The prior opinions of our Supreme Court and this Committee make clear that, under Rule 1.8 (a) and (i), Lawyer cannot make a loan to a client. The question then is whether Lawyer may advise a client about or refer a client to a business owned or operated by Lawyer’s spouse for the purpose of providing funds to Lawyer’s clients for purposes other than court costs and expenses. Rule 8.4(a) provides that it is professional misconduct for a lawyer to “violate or attempt to violate the Rules of Professional Conduct, knowingly assist or induce another to do so, or do so through the acts of another….”
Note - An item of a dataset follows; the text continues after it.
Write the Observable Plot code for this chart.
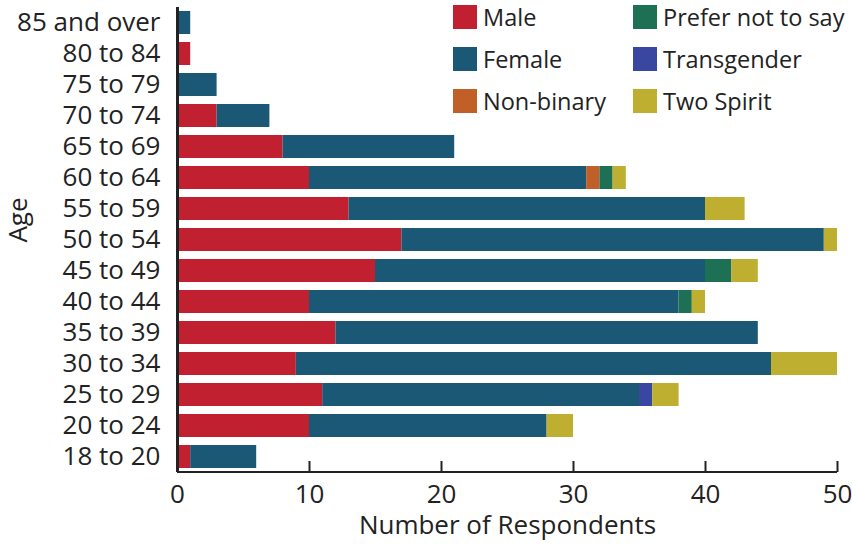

In the context of potential conflicts for lawyer-spouses representing opposing parties, the ABA Standing Committee on Ethics and Professional Responsibility has noted that the relationship of spouses is “so close that the possibility of an inadvertent breach of a confidence … is substantial.” ABA Formal Eth. Op. 340 at 2 (1975), quoted in S.C. Bar Eth. Adv. Op. 90-28 at 2. The ABA Opinion also recognizes the possibility that the financial or personal interests of spouses may reasonably affect the ability of a lawyer-spouse to represent the lawyer-spouse’s client with undivided loyalty. ABA Formal Eth. Op. 340; S.C. Bar Eth. Adv. Op. 90-28. The relationship created by marriage results in a myriad of unified interests, ordinarily including financial ones, the potential impact of which is that referral of a client to the lawyer’s spouse for a financial transaction will often be tantamount to the lawyer acting “through another” as contemplated by Rule 8.4(a). In Opinion 340, the ABA concluded that such a connection “may” satisfy the language of 8.4(a). The New York State Bar concluded that, in the case of financial transactions, it necessarily does, and that advising a client about or referring a client to the spouse’s money-lending business would violate Rule 1.8 through the acts of another in violation of 8.4(a). See N.Y. St. Bar Assn. Eth. Op. 855 at (2011) (“Referring clients to the spouse’s financing company would violate Rule 1.8(e) ‘through the acts of another,’ essentially using the spouse as a front for advancing improper financial assistance to a client for whom the lawyer is conducting litigation.”) 

This Committee does not believe it is within its purview to declare these circumstances to be a per se violation of 1.8(e) via 8.4(a), consistent with the New York opinion, but cautions lawyers that spousal relationships seem to be the kind of relationships that ordinarily intertwine financial interests so significantly that it would be an unusual departure from the norm that a lawyer referring clients to their spouse for a litigation loan would not be violating Rule 1.8(e) through the acts of another.